Mais du point de vue des parlementaires, l'ambiance n'est pas à la fête. Notamment quand il est question de la suppression de la réserve parlementaire. Le sénateur républicain du Cher, Rémy Pointereau, trouve cette réforme inappropriée : « elle est indispensable pour nos communes rurales ».

Du côté du Conseil d’État, ça coince sur les questions de prêts. Consulté en juin dernier, ce conseiller du gouvernement pour la préparation des lois a rendu son rapport. « Il relève ainsi que le Gouvernement ne justifie pas en quoi la création d’un dispositif spécifique chargé de consentir des prêts à des candidats et partis, serait nécessaire afin de garantir la transparence du financement de la vie politique ». Selon le Conseil d’État, ce processus ne serait pas nécessaire étant donné qu'un médiateur du crédit aux candidats existe déjà dans un but de transparence.

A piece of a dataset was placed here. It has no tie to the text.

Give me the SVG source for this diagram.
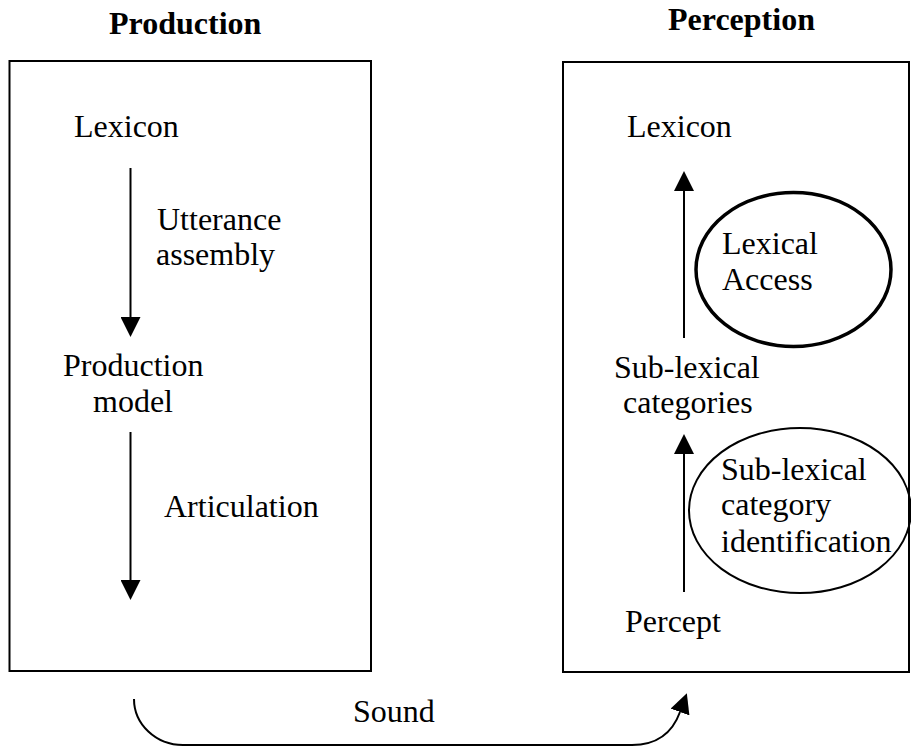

Un gouvernement à l'écoute ?

« J'entends les critiques et je vais en faire état au Premier Ministre », a tout de suite affirmé Nicole Belloubet. Un débat pris en compte par le gouvernement et qui va même plus loin dans ses démarches. « La décision a été prise qu'en parallèle du processus législatif, va être mise en place une consultation publique pour entendre les remarques des Français », a détaillé Christophe Castaner, porte-parole du gouvernement, « l'idée est d'avoir des contributions qui remontent de nos concitoyens et qui permettront d'éclairer la réflexion ». Une réponse rassurante donc, de la part du gouvernement mais qui paraît tout de même illusoire. Pour l'instant, aucun date n'a été fixée pour consulter les Français.

Le 24 juillet prochain, ce sera au tour de l'Assemblée nationale de décidé de son sort. La ministre de la justice a d'ores et déjà prévenu les parlementaires : « L'exercice du mandat parlementaire implique une exigence renforcée de probité de la part des élus. Parce qu'ils représentent le peuple, parce qu'ils incarnent la souveraineté nationale, les parlementaires ne peuvent avoir des comportements inacceptables ni faire le jeu de différents lobbies. Chacun de vous en est convaincu ». Mesdames, Messieurs, l'heure du vote, a (enfin) sonné.